Ozil's poor display in Arsenal's 4-0 defeat by Liverpool reopened the debate over his big-game record. The German was singled out by Sky Sports pundit Gary Neville for his failure to track back in the build-up to Liverpool's second goal, and many supporters were similarly unimpressed.
Ozil was brought to the Emirates Stadium to help the bridge the gap between Arsenal and the Premier League's best, but memorable individual performances against the top six have been infrequent. He shone in Arsenal's 3-0 home wins over Manchester United and Chelsea in 2015/16 and 2016/17, but more often than not he has struggled to make an impact.
In total, he has scored five goals and claimed eight assists in 31 Premier League appearances against Chelsea, United, City, Tottenham and Liverpool. He cannot be held solely responsible for Arsenal's poor record in those games, of course, but a win percentage of just 16 per cent does not reflect well on a player who was supposed to take the club to the next level.
Arsenal supporters will also remember a string of disappointing showings in big Champions League games. Ozil was not the only player to struggle badly during Arsenal's 10-2 aggregate defeat to Bayern Munich last season, but his indifferent displays did little to dispel the notion that he shies away from taking responsibility in big games.
Does Ozil not do enough?
Martin Keown said Arsenal could no longer afford to "carry" Ozil after their 1-0 loss to Stoke last month, but is it right to suggest the German doesn't do enough to merit his place in the team?
His off-the-ball contribution may seem inadequate at times, but there can be no disputing Ozil's importance to Arsenal's attack. "At the end of the day his style is his style and what you measure with Mesut Ozil is the efficiency," said Wenger last season. "His basic quality is retention and the creation of goal chances."
Ozil certainly excels in those regards.
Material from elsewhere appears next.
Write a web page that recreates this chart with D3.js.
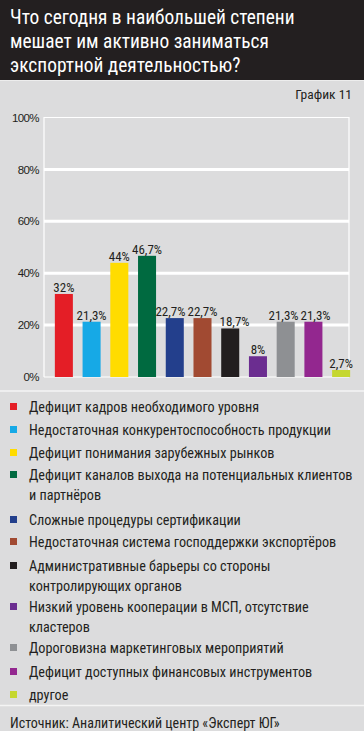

Since his arrival in England in the summer of 2013, he has created more chances (401), more big chances (51) and provided more assists (42) than any other Premier League player.
He was only one assist short of matching Thierry Henry's record for assists in a Premier League season when he registered 19 in 2015/16. In Arsenal's 2-0 win over Sunderland in May, he created the most chances in a single game (12) since Opta started taking records. Indeed, if it wasn't for wasteful finishing, Ozil's assists total might be far higher.
As well as possessing the guile to open up opposition defences with key passes, Ozil is essential to Arsenal's build-up play. No Premier League player made more passes ending in the final third than Ozil in 2016/17, and it's the same story so far this season. For all the criticism of his performances against Stoke and Liverpool, Ozil still ranks top for chances created with 15.
As for goals scored, Ozil has only reached double figures in one of his four full seasons at Arsenal. He admits it's an area of his game he needs to improve, but there is plenty of other evidence to show why Wenger regards him as an undisputed starter. The debate will continue, but now it's up to him to produce a big performance at Stamford Bridge on Sunday.